» **PROMPT**: Your task is to retype the lines from the opening of the material through the line that includes "x_grid = [v". Do not copy the pictures.

### INPUT ROWS

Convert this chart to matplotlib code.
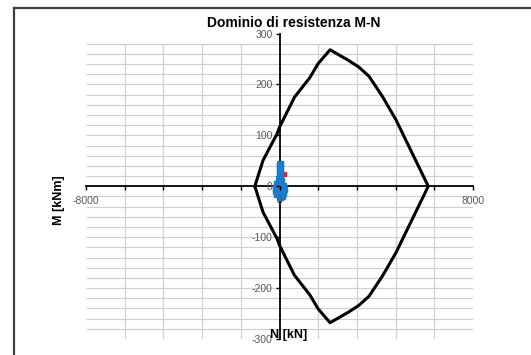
import numpy as np
import matplotlib.pyplot as plt
from matplotlib.lines import Line2D

plt.rcParams['font.family'] = ['Liberation Sans', 'DejaVu Sans']
plt.rcParams['axes.unicode_minus'] = False

# dominio M-N (N in kN, M in kNm), contorno chiuso
dom_N = [-1020, -680, -100, 0, 620, 1250, 1600, 2090, 2860, 3280, 3700, 4260, 4820, 6150,
         4820, 4260, 3700, 3280, 2860, 2090, 1600, 1250, 620, 0, -100, -680, -1020]
dom_M = [0, 51, 103, 116, 175, 213, 241, 268, 247, 234, 216, 176, 130, 0,
         -130, -176, -216, -234, -247, -268, -241, -213, -175, -116, -103, -51, 0]

# sollecitazioni di verifica
sol_N = [10, 40, 10, 40, -40, 80, -100, 150, -160, 170, -150, 160, -100, 100, 20, 40]
sol_M = [44, 38, 30, 22, 15, 10, 5, 0, -3, -6, -10, -13, -16, -19, -21, 8]
red_N = [200]
red_M = [25]

x_ticks = [-8000, -6400, -4800, -3200, -1600, 0, 1600, 3200, 4800, 6400, 8000]
x_labels = ['-8000', '', '', '', '', '0', '', '', '', '', '8000']
y_ticks = [-300, -200, -100, 0, 100, 200, 300]
y_grid = [v for v in range(-280, 281, 20) if v != 0]
x_grid = [v for v in x_ticks if v not in (-8000, 0, 8000)]

W, H = 531, 355
fig = plt.figure(figsize=(W / 100, H / 100), dpi=100)

# cornice esterna (solo lati sinistro e superiore visibili)
fig.add_artist(Line2D([14 / W, 14 / W], [0, 1 - 8 / H], transform=fig.transFigure,
                      color='#404040', lw=1.6))
fig.add_artist(Line2D([14 / W, 1], [1 - 8 / H, 1 - 8 / H], transform=fig.transFigure,
                      color='#404040', lw=1.6))

ax = fig.add_axes([86 / W, (H - 339) / H, 387 / W, 305.5 / H])
ax.set_xlim(-8000, 8000)
ax.set_ylim(-300, 300)

# griglia
ax.hlines(y_grid, -8000, 8000, colors='#d0d0d0', lw=0.9, zorder=0)
ax.vlines(x_grid, -300, 280, colors='#d0d0d0', lw=0.9, zorder=0)

ax.plot(dom_N, dom_M, color='black', lw=2.2, zorder=3)
ax.plot(red_N, red_M, 's', color='#e02020', ms=2.5, zorder=4)
ax.plot(sol_N, sol_M, 's', color='#1a7ccc', ms=4, mec='#1a7ccc', zorder=5)

for s in ['top', 'right']:
    ax.spines[s].set_visible(False)
ax.spines['left'].set_position(('data', 0))
ax.spines['bottom'].set_position(('data', 0))
ax.spines['left'].set_linewidth(1.3)
ax.spines['bottom'].set_linewidth(1.3)

ax.set_xticks(x_ticks)
ax.set_xticklabels(x_labels)
ax.set_yticks(y_ticks)
ax.tick_params(axis='both', direction='out', length=3, width=1, labelsize=7.5,
               labelcolor='#595959')
ax.tick_params(axis='x', pad=4)
ax.tick_params(axis='y', pad=2)
ax.xaxis.set_zorder(6)
ax.yaxis.set_zorder(6)

fig.text(294 / W, 1 - 23 / H, 'Dominio di resistenza M-N', ha='center', va='center',
         fontsize=10, fontweight='bold')
fig.text(59 / W, 1 - 200 / H, 'M [kNm]', ha='center', va='center', rotation=90,
         fontsize=9, fontweight='bold')
fig.text(289 / W, 1 - 335 / H, 'N [kN]', ha='center', va='center',
         fontsize=9, fontweight='bold')

fig.savefig('out.png', dpi=100)
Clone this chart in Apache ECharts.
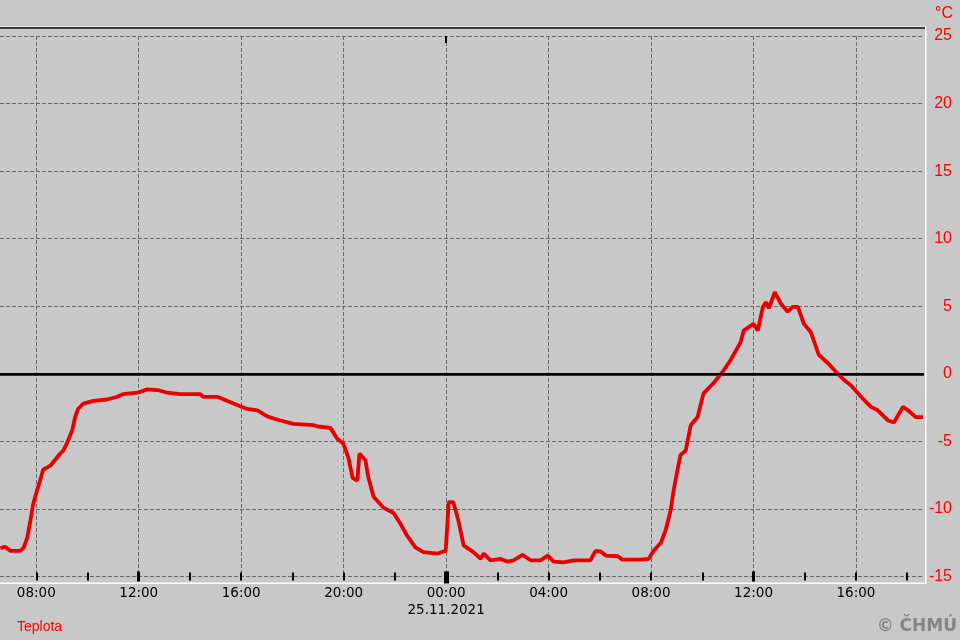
<!DOCTYPE html>
<html>
<head>
<meta charset="utf-8">
<script src="https://cdn.jsdelivr.net/npm/echarts@6/dist/echarts.min.js"></script>
<style>
  html, body { margin: 0; padding: 0; background: #c8c8c8; }
  #chart { width: 960px; height: 640px; }
</style>
</head>
<body>
<div id="chart"></div>
<script>
// ---- data (day of month + local time, temperature in °C) ----
const times = [
  '24 06:36','24 06:47','24 06:59','24 07:22','24 07:30','24 07:39','24 07:46','24 07:53',
  '24 08:02','24 08:09','24 08:16','24 08:33','24 08:56','24 09:03','24 09:13','24 09:24',
  '24 09:31','24 09:38','24 09:50','24 10:14','24 10:46','24 11:10','24 11:24','24 11:57',
  '24 12:20','24 12:44','24 13:07','24 13:37','24 14:24','24 14:31','24 15:04','24 15:42',
  '24 16:14','24 16:38','24 17:01','24 17:25','24 18:02','24 18:49','24 18:59','24 19:29',
  '24 19:45','24 19:59','24 20:11','24 20:21','24 20:32','24 20:37','24 20:51','24 20:58',
  '24 21:10','24 21:33','24 21:57','24 22:13','24 22:29','24 22:48','24 23:07','24 23:40',
  '24 23:59','25 00:06','25 00:17','25 00:29','25 00:41','25 01:04','25 01:21','25 01:28',
  '25 01:44','25 02:08','25 02:24','25 02:38','25 02:59','25 03:18','25 03:41','25 03:58',
  '25 04:12','25 04:35','25 04:59','25 05:38','25 05:50','25 06:02','25 06:14','25 06:42',
  '25 06:53','25 07:36','25 07:54','25 08:06','25 08:23','25 08:34','25 08:46','25 08:53',
  '25 09:02','25 09:09','25 09:21','25 09:33','25 09:49','25 10:03','25 10:26','25 10:48',
  '25 11:06','25 11:30','25 11:37','25 12:00','25 12:10','25 12:22','25 12:29','25 12:36',
  '25 12:50','25 13:04','25 13:20','25 13:32','25 13:44','25 13:58','25 14:14','25 14:33',
  '25 14:54','25 15:13','25 15:32','25 15:48','25 16:12','25 16:35','25 16:51','25 17:15',
  '25 17:29','25 17:50','25 18:02','25 18:20','25 18:37'
];
const temps = [
  -12.9,-12.8,-13.1,-13.1,-12.9,-12.1,-10.9,-9.6,
  -8.6,-7.9,-7.1,-6.8,-5.9,-5.7,-5.05,-4.2,
  -3.2,-2.6,-2.2,-2.0,-1.9,-1.7,-1.5,-1.4,
  -1.15,-1.2,-1.4,-1.5,-1.5,-1.7,-1.7,-2.2,
  -2.6,-2.7,-3.15,-3.4,-3.7,-3.8,-3.9,-4.0,
  -4.8,-5.15,-6.2,-7.7,-7.9,-5.9,-6.4,-7.7,
  -9.1,-9.9,-10.3,-11.1,-12.0,-12.85,-13.2,-13.3,
  -13.1,-9.5,-9.5,-10.9,-12.7,-13.2,-13.7,-13.3,
  -13.8,-13.7,-13.9,-13.8,-13.4,-13.8,-13.8,-13.45,
  -13.9,-13.95,-13.8,-13.8,-13.1,-13.15,-13.45,-13.5,
  -13.75,-13.75,-13.7,-13.1,-12.5,-11.6,-10.1,-8.6,
  -7.1,-6.0,-5.7,-3.8,-3.2,-1.45,-0.7,0.15,
  1.0,2.35,3.2,3.7,3.2,4.95,5.3,4.85,
  6.05,5.2,4.6,4.95,4.95,3.7,3.1,1.4,
  0.8,0.15,-0.45,-0.85,-1.7,-2.45,-2.7,-3.45,
  -3.6,-2.45,-2.7,-3.2,-3.2
];
// axis window and tick labels
const axisStart = '24 06:35';
const axisEnd = '25 18:37';
const hourTicks = ['24 08:00','24 10:00','24 12:00','24 14:00','24 16:00','24 18:00','24 20:00','24 22:00',
                   '25 00:00','25 02:00','25 04:00','25 06:00','25 08:00','25 10:00','25 12:00','25 14:00','25 16:00','25 18:00'];
const labelTicks = ['24 08:00','24 12:00','24 16:00','24 20:00','25 00:00','25 04:00','25 08:00','25 12:00','25 16:00'];
const noonTicks = ['24 12:00','25 12:00'];
const midnightTicks = ['25 00:00'];
const dateLabel = '25.11.2021';
const yTicks = { min: -15, max: 25, step: 5 };

// minutes since 24.11.2021 00:00
function toMin(s) {
  const d = parseInt(s.slice(0, 2), 10) - 24;
  const h = parseInt(s.slice(3, 5), 10);
  const m = parseInt(s.slice(6, 8), 10);
  return d * 1440 + h * 60 + m;
}
function fmt(v) {
  const mm = ((Math.round(v) % 1440) + 1440) % 1440;
  const h = Math.floor(mm / 60), m = mm % 60;
  const s = (h < 10 ? '0' : '') + h + ':' + (m < 10 ? '0' : '') + m;
  return Math.round(v) === 1440 ? s + '\n' + dateLabel : s;
}

const xMin = toMin(axisStart), xMax = toMin(axisEnd);
const seriesData = times.map((t, i) => [toMin(t), temps[i]]);

function helperAxis(extra) {
  return Object.assign({
    type: 'value', min: xMin, max: xMax, position: 'bottom', gridIndex: 0,
    axisLine: { show: false }, axisTick: { show: false },
    axisLabel: { show: false }, splitLine: { show: false }
  }, extra);
}

const chart = echarts.init(document.getElementById('chart'), null, { renderer: 'canvas' });
chart.setOption({
  backgroundColor: '#c8c8c8',
  animation: false,
  grid: { left: 0, right: 37, top: 36, height: 540.5 },
  xAxis: [
    {
      type: 'value', min: xMin, max: xMax, position: 'bottom',
      axisLine: { lineStyle: { color: '#000', width: 2.5 } },
      axisTick: { show: false },
      splitLine: { show: false },
      axisLabel: {
        customValues: labelTicks.map(toMin),
        formatter: fmt,
        margin: 8,
        color: '#000',
        fontFamily: 'DejaVu Sans',
        fontSize: 13.5,
        lineHeight: 17
      }
    },
    helperAxis({ offset: -4, axisTick: { show: true, customValues: hourTicks.map(toMin), length: 8, lineStyle: { color: '#000', width: 2 } } }),
    helperAxis({ offset: -5, axisTick: { show: true, customValues: noonTicks.map(toMin), length: 10, lineStyle: { color: '#000', width: 3 } } }),
    helperAxis({ offset: -5, axisTick: { show: true, customValues: midnightTicks.map(toMin), length: 12, lineStyle: { color: '#000', width: 5 } } }),
    helperAxis({ axisTick: { show: false, customValues: labelTicks.map(toMin) },
                 splitLine: { show: true, lineStyle: { color: '#6a6a6a', width: 1, type: [4, 2] } } }),
    helperAxis({ position: 'top', axisTick: { show: true, inside: true, customValues: midnightTicks.map(toMin), length: 7, lineStyle: { color: '#000', width: 2 } } })
  ],
  yAxis: {
    type: 'value', position: 'right',
    min: yTicks.min, max: yTicks.max, interval: yTicks.step,
    axisLine: { show: false }, axisTick: { show: false },
    axisLabel: { color: '#ff0000', fontFamily: 'Liberation Sans', fontSize: 16, align: 'right', margin: 29 },
    splitLine: { lineStyle: { color: '#6a6a6a', width: 1, type: [4, 2] } }
  },
  series: [
    {
      type: 'line', data: [], z: 1, silent: true,
      markLine: {
        silent: true, symbol: 'none', label: { show: false },
        lineStyle: { color: '#000', width: 2, type: 'solid' },
        data: [{ yAxis: 0 }]
      }
    },
    {
      name: 'Teplota', type: 'line', data: seriesData, z: 3,
      showSymbol: false, symbol: 'none',
      lineStyle: { color: '#e80000', width: 3.8 },
      clip: true
    }
  ],
  graphic: [
    { type: 'rect', shape: { x: 0, y: 26, width: 926, height: 1 }, style: { fill: '#e6e6e6' }, silent: true },
    { type: 'rect', shape: { x: 0, y: 27, width: 926, height: 2 }, style: { fill: '#3c3c3c' }, silent: true },
    { type: 'rect', shape: { x: 925, y: 27, width: 1.5, height: 557 }, style: { fill: '#ffffff' }, silent: true },
    { type: 'rect', shape: { x: 0, y: 582.5, width: 926.5, height: 1.5 }, style: { fill: '#ffffff' }, silent: true },
    { type: 'text', x: 953, y: 14, style: { text: '°C', fill: '#ff0000', font: '16px "Liberation Sans"', align: 'right', verticalAlign: 'middle' }, silent: true },
    { type: 'text', x: 17, y: 627, style: { text: 'Teplota', fill: '#ff0000', font: '14px "Liberation Sans"', align: 'left', verticalAlign: 'middle' }, silent: true },
    { type: 'text', x: 957, y: 627, style: { text: '© ČHMÚ', fill: '#858585', font: 'bold 17px "DejaVu Sans"', align: 'right', verticalAlign: 'middle' }, silent: true }
  ]
});
</script>
</body>
</html>
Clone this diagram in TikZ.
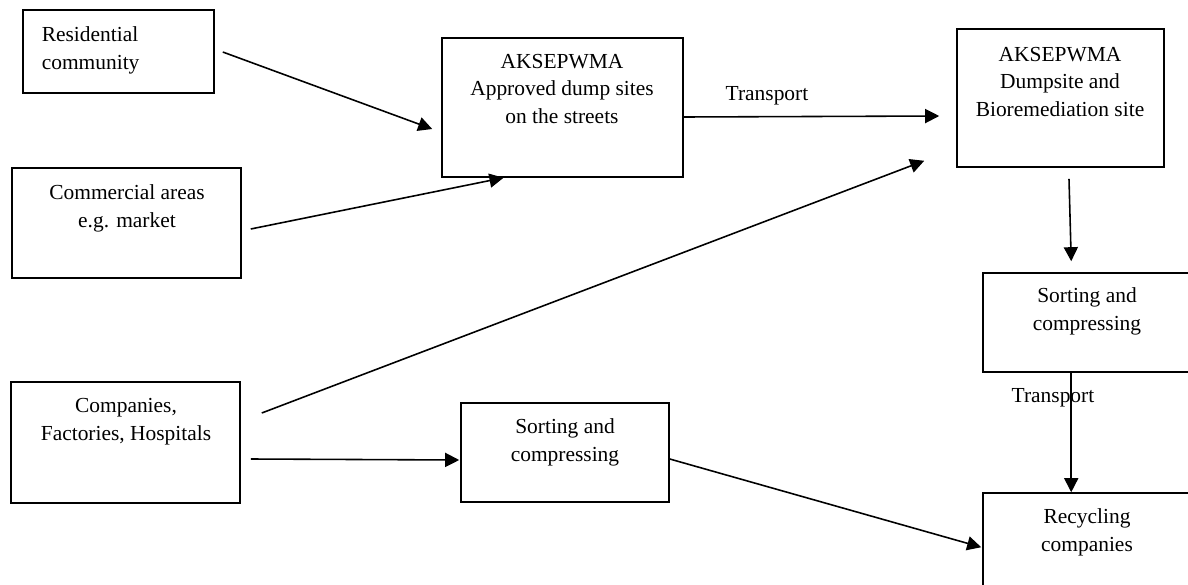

######

» **REPLY TO THE EXERCISE**:
Convert this chart to matplotlib code.
import numpy as np
import matplotlib.pyplot as plt
from matplotlib.lines import Line2D

plt.rcParams['font.family'] = ['Liberation Sans', 'DejaVu Sans']
plt.rcParams['axes.unicode_minus'] = False

# dominio M-N (N in kN, M in kNm), contorno chiuso
dom_N = [-1020, -680, -100, 0, 620, 1250, 1600, 2090, 2860, 3280, 3700, 4260, 4820, 6150,
         4820, 4260, 3700, 3280, 2860, 2090, 1600, 1250, 620, 0, -100, -680, -1020]
dom_M = [0, 51, 103, 116, 175, 213, 241, 268, 247, 234, 216, 176, 130, 0,
         -130, -176, -216, -234, -247, -268, -241, -213, -175, -116, -103, -51, 0]

# sollecitazioni di verifica
sol_N = [10, 40, 10, 40, -40, 80, -100, 150, -160, 170, -150, 160, -100, 100, 20, 40]
sol_M = [44, 38, 30, 22, 15, 10, 5, 0, -3, -6, -10, -13, -16, -19, -21, 8]
red_N = [200]
red_M = [25]

x_ticks = [-8000, -6400, -4800, -3200, -1600, 0, 1600, 3200, 4800, 6400, 8000]
x_labels = ['-8000', '', '', '', '', '0', '', '', '', '', '8000']
y_ticks = [-300, -200, -100, 0, 100, 200, 300]
y_grid = [v for v in range(-280, 281, 20) if v != 0]
x_grid = [v for v in x_ticks if v not in (-8000, 0, 8000)]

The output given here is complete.